# [THE TASK]
Beginning with the opening line of the entries, return every line through the one containing "var myChart = echarts.init(chartDom);", both included, and nothing else. Omit pictures.
** start **
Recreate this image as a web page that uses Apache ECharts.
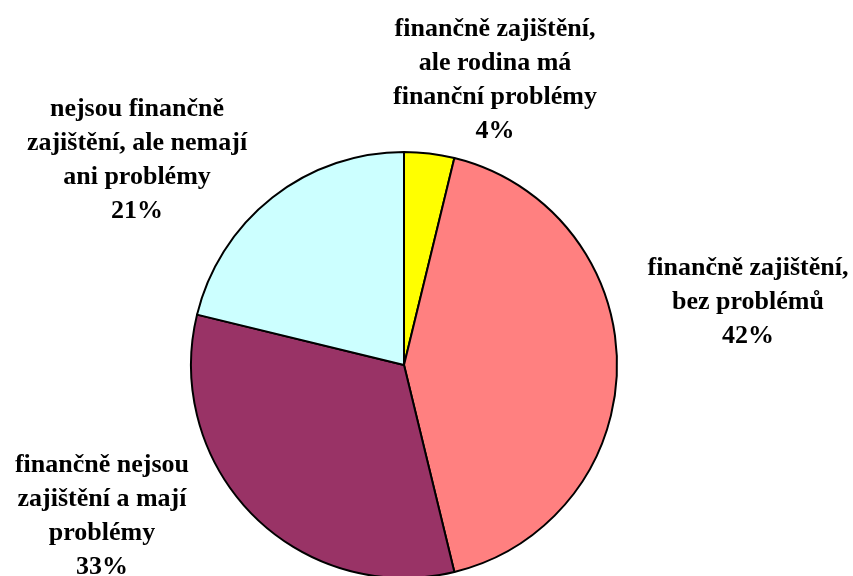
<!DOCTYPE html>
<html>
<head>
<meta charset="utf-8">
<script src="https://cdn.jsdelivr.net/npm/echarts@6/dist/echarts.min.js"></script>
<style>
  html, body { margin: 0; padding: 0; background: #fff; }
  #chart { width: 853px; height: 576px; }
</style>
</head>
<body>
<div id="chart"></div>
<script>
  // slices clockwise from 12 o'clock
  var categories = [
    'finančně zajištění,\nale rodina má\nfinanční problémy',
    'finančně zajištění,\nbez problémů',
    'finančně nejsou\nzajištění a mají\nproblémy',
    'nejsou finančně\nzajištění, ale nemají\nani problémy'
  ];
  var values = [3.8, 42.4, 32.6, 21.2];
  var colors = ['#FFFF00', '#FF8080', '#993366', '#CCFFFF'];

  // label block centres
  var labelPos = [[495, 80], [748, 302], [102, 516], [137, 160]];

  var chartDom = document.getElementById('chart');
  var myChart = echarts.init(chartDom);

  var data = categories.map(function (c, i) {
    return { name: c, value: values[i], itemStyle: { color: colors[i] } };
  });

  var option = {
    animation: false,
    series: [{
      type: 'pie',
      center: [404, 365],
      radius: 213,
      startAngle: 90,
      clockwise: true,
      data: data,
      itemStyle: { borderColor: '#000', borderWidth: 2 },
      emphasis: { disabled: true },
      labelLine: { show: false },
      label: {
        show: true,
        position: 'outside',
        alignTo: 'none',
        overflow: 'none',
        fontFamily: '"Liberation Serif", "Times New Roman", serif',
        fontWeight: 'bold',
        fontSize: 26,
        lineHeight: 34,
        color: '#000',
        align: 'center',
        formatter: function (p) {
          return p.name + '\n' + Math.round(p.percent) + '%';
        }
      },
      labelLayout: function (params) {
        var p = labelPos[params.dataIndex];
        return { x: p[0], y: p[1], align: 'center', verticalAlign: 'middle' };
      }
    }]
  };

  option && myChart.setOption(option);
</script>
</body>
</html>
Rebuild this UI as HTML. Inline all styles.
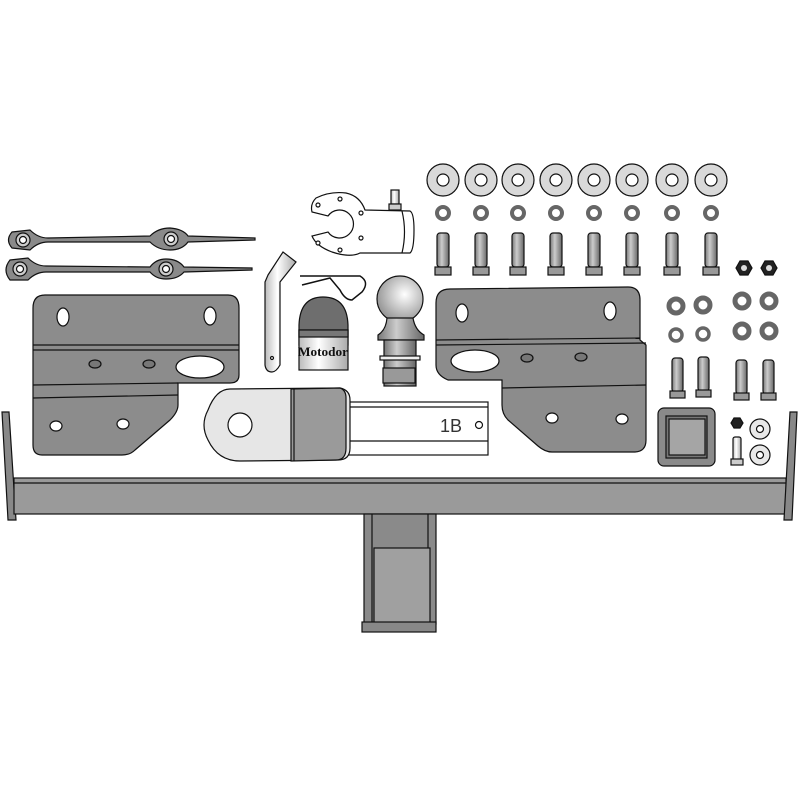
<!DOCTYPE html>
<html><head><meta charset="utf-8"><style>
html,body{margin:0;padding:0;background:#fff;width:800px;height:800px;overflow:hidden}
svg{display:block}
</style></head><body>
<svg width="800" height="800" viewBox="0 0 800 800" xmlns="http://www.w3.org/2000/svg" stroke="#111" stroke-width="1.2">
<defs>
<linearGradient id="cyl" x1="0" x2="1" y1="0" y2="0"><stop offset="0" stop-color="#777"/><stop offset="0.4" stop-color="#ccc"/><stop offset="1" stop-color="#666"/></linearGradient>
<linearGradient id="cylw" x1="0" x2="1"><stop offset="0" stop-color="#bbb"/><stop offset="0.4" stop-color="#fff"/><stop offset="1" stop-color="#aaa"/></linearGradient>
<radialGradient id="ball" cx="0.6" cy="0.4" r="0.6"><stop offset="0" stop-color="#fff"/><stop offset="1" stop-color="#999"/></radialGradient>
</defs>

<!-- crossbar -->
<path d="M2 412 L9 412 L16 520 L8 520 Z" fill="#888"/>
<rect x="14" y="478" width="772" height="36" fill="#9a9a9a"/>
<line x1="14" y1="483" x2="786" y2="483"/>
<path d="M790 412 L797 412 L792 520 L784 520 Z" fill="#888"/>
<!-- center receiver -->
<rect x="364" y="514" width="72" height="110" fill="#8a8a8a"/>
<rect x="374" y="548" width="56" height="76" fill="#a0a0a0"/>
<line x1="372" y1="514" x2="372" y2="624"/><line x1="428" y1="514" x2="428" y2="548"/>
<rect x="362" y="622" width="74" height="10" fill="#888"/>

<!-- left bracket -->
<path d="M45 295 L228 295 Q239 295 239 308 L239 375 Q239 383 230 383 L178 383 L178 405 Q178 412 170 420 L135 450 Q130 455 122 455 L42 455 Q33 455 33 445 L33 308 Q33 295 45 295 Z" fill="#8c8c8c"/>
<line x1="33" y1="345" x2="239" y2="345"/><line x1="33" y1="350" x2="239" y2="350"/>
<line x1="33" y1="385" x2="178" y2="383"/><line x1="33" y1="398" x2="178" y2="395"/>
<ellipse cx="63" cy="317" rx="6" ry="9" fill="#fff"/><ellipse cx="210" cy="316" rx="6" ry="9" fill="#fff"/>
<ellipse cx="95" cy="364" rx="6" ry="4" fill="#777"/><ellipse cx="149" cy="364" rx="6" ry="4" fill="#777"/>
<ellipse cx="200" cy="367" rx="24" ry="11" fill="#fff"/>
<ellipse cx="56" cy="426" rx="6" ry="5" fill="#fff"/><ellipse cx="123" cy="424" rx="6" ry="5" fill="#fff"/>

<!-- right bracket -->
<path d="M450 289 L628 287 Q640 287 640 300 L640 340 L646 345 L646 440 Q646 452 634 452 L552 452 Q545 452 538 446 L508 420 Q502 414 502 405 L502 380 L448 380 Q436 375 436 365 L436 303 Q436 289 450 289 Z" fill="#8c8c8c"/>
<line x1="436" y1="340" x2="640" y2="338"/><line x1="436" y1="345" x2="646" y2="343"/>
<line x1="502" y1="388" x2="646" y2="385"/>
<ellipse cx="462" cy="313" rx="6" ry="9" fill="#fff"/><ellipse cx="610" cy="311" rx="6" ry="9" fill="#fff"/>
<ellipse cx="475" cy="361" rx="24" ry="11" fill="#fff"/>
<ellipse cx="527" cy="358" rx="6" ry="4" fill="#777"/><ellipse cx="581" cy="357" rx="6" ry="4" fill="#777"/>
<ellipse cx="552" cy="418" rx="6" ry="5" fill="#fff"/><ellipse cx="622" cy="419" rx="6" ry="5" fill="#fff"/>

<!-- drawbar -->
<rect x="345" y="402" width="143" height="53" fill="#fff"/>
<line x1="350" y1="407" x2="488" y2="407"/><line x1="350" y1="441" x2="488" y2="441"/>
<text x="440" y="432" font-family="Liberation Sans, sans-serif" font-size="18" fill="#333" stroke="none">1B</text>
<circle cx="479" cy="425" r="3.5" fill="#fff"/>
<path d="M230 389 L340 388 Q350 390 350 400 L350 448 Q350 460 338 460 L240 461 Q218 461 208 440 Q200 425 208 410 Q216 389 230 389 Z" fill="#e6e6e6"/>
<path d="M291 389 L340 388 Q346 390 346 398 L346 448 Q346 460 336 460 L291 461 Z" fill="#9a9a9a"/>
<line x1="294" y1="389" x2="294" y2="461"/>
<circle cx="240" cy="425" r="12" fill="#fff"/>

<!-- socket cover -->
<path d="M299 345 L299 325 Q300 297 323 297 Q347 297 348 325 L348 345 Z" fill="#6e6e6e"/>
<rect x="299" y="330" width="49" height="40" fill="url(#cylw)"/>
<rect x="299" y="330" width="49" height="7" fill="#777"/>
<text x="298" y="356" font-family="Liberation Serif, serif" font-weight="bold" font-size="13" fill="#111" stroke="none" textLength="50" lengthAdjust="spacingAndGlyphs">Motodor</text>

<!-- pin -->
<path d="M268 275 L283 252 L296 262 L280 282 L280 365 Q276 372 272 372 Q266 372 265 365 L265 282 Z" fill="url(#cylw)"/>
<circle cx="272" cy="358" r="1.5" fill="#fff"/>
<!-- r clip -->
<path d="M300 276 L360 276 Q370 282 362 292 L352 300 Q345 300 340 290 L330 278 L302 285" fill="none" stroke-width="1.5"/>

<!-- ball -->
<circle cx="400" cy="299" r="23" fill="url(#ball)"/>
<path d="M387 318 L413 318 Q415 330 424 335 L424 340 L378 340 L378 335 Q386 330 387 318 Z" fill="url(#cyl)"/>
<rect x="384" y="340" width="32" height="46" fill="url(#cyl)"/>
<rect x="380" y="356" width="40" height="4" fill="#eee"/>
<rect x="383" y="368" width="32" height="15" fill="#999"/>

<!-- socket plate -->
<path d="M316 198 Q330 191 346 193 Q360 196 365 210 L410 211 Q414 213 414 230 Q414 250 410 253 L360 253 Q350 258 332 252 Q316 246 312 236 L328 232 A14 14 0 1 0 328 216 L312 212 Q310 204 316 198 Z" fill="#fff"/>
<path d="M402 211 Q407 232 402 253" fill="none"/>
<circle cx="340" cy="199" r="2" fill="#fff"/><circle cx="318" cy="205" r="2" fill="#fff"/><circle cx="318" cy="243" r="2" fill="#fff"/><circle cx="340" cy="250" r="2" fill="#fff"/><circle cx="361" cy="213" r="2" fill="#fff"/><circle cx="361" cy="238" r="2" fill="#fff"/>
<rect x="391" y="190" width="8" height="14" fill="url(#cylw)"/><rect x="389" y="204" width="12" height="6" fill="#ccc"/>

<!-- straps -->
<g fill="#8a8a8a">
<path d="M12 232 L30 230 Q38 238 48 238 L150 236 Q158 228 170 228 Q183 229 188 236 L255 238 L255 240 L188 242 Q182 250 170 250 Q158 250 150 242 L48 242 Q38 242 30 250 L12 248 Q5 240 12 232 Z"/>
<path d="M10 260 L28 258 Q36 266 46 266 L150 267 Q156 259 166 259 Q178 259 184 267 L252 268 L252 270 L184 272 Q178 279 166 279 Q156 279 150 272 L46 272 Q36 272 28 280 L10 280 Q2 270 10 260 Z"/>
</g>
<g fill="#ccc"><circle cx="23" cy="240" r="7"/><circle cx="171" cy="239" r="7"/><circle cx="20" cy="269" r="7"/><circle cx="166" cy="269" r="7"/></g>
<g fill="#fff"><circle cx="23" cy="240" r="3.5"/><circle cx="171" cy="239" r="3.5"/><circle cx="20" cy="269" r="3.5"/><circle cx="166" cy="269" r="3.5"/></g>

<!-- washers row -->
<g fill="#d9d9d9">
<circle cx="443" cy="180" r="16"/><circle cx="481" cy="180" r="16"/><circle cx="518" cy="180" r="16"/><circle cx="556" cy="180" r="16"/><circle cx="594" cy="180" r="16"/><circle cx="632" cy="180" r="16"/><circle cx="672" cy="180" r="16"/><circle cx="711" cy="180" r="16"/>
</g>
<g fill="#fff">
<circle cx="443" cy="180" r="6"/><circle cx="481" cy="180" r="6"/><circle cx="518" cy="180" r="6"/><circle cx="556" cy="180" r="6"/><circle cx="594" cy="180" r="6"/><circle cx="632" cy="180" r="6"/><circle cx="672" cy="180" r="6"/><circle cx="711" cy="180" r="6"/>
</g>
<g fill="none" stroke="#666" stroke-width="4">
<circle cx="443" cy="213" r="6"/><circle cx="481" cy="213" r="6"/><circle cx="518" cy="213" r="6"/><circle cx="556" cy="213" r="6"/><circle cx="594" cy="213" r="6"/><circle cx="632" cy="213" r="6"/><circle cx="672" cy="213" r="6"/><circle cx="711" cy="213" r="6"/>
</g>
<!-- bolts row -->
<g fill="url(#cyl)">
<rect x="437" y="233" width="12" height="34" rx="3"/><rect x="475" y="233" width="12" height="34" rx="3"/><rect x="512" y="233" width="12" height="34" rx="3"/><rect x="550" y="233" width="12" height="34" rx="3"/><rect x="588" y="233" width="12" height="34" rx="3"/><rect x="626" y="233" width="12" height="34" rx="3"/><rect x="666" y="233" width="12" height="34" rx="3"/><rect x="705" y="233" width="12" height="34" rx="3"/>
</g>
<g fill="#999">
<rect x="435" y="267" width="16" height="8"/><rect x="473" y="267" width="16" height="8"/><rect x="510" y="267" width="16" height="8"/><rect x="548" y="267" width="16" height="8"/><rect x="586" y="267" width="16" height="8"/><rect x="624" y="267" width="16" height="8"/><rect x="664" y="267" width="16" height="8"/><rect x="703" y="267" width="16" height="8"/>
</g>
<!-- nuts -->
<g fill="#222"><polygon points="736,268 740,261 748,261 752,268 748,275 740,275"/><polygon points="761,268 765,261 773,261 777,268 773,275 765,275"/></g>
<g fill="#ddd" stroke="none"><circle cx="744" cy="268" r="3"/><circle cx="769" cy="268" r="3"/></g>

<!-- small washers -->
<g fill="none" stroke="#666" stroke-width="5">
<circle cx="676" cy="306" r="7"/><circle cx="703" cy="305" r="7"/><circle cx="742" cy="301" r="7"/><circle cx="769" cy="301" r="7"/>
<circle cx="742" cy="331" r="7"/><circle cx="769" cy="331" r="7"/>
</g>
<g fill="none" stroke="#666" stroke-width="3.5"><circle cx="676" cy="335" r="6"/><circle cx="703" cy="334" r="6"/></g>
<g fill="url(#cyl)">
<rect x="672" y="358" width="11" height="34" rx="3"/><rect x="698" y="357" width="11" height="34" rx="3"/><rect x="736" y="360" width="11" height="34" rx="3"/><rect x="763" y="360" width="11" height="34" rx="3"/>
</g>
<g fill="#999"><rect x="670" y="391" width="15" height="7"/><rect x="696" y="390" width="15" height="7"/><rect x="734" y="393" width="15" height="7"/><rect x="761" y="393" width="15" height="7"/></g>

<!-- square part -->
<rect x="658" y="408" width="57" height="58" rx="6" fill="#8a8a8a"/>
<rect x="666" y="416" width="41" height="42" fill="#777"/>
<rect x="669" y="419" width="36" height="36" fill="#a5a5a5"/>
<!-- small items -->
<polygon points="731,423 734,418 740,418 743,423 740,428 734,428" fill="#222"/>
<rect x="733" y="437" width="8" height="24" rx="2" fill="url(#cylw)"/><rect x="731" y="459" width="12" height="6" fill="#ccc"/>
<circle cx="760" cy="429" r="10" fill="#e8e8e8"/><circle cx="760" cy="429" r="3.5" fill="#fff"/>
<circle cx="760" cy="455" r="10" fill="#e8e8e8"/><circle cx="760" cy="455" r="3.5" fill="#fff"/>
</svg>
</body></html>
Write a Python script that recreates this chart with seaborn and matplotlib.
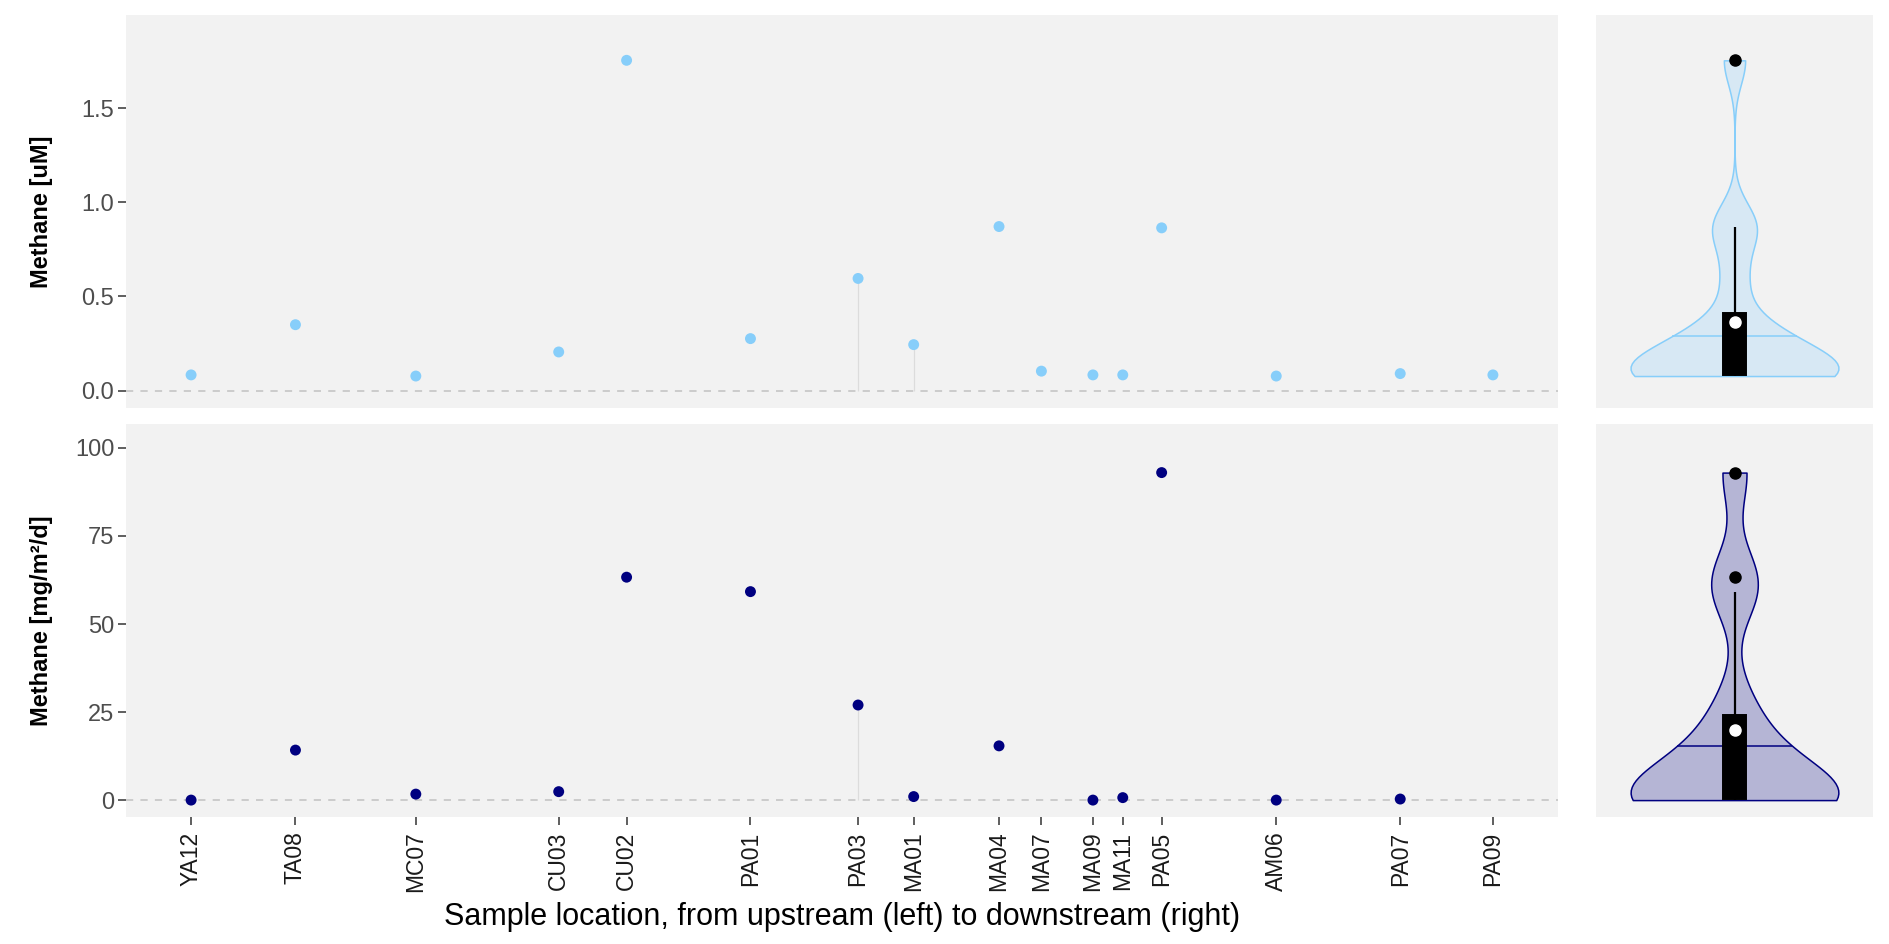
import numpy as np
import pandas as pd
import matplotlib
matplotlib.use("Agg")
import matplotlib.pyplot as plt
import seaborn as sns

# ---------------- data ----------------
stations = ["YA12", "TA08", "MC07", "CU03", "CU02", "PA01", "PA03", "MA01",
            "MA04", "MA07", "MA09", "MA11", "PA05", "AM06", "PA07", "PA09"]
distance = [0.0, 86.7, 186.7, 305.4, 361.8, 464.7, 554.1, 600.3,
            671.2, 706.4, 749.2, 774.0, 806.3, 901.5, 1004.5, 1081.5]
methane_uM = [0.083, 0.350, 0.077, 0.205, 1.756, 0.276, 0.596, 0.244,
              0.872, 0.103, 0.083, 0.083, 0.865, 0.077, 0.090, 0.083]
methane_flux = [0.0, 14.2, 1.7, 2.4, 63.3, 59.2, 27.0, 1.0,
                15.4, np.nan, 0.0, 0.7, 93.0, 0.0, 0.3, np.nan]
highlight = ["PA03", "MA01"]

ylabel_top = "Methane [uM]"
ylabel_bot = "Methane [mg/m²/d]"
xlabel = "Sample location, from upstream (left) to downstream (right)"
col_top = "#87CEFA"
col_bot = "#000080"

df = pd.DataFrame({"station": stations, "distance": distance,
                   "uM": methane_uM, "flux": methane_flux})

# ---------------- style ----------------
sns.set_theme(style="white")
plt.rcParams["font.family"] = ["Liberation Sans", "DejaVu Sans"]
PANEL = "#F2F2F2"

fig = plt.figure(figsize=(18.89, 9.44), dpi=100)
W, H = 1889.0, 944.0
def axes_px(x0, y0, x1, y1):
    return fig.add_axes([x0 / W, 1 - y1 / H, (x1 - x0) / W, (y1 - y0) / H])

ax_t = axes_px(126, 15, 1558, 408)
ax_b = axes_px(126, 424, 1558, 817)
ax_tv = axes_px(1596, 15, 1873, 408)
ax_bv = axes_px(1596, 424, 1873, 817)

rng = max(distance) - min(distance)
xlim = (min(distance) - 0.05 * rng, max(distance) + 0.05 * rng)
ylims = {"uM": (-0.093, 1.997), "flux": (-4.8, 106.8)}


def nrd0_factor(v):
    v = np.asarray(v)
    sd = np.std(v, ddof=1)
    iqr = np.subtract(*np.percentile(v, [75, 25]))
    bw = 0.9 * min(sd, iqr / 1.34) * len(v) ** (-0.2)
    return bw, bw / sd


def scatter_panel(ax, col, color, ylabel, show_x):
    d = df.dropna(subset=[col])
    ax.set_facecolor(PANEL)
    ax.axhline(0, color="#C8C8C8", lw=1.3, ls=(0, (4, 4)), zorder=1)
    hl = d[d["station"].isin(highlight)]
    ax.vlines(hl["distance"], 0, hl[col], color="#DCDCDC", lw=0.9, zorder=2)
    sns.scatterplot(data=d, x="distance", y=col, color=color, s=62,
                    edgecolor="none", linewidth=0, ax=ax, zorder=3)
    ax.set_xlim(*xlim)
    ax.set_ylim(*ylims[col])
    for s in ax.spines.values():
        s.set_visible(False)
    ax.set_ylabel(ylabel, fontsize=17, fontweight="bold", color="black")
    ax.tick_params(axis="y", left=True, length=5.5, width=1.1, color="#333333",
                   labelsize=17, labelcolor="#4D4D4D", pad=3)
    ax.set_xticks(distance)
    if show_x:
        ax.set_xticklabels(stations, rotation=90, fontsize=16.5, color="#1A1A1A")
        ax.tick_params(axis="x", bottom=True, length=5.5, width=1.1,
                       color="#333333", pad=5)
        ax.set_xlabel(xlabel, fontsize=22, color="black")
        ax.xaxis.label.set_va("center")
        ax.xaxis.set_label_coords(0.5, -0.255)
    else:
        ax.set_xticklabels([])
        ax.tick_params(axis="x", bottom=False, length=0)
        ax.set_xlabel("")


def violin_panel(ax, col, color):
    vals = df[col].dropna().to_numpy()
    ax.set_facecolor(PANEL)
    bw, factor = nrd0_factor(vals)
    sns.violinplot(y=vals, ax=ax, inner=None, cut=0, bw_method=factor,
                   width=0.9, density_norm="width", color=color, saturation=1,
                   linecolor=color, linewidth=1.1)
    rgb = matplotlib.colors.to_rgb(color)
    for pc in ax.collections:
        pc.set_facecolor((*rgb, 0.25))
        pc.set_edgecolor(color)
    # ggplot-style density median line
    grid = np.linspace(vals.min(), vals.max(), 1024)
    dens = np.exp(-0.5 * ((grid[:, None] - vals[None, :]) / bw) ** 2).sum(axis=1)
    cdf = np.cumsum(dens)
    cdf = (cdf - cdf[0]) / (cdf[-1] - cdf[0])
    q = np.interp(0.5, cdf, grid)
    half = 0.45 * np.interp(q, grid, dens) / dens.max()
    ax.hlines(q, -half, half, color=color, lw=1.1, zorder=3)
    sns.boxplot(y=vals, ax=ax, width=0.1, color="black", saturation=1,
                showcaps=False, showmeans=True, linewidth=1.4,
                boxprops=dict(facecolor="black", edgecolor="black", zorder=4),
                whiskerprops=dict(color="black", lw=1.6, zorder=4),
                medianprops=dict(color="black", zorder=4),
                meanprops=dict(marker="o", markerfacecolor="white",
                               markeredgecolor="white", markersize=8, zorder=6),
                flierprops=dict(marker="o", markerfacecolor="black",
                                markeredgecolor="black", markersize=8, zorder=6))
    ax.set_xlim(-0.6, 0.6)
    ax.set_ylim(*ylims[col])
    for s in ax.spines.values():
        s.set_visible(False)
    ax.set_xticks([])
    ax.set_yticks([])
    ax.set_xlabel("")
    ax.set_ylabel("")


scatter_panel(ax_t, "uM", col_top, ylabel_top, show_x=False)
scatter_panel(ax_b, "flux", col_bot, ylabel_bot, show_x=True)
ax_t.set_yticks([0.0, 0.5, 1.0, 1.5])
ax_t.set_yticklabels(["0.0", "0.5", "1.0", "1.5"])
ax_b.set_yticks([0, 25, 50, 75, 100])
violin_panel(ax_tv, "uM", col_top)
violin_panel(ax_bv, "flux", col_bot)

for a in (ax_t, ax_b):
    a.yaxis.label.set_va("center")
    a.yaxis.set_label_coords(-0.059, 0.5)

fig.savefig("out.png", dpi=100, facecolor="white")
** end **
# [TASK RESULT]
Recreate this image as a web page that uses Apache ECharts.
<!DOCTYPE html>
<html>
<head>
<meta charset="utf-8">
<script src="https://cdn.jsdelivr.net/npm/echarts@6/dist/echarts.min.js"></script>
<style>
  html, body { margin: 0; padding: 0; background: #fff; }
  #chart { width: 853px; height: 576px; }
</style>
</head>
<body>
<div id="chart"></div>
<script>
  // slices clockwise from 12 o'clock
  var categories = [
    'finančně zajištění,\nale rodina má\nfinanční problémy',
    'finančně zajištění,\nbez problémů',
    'finančně nejsou\nzajištění a mají\nproblémy',
    'nejsou finančně\nzajištění, ale nemají\nani problémy'
  ];
  var values = [3.8, 42.4, 32.6, 21.2];
  var colors = ['#FFFF00', '#FF8080', '#993366', '#CCFFFF'];

  // label block centres
  var labelPos = [[495, 80], [748, 302], [102, 516], [137, 160]];

  var chartDom = document.getElementById('chart');
  var myChart = echarts.init(chartDom);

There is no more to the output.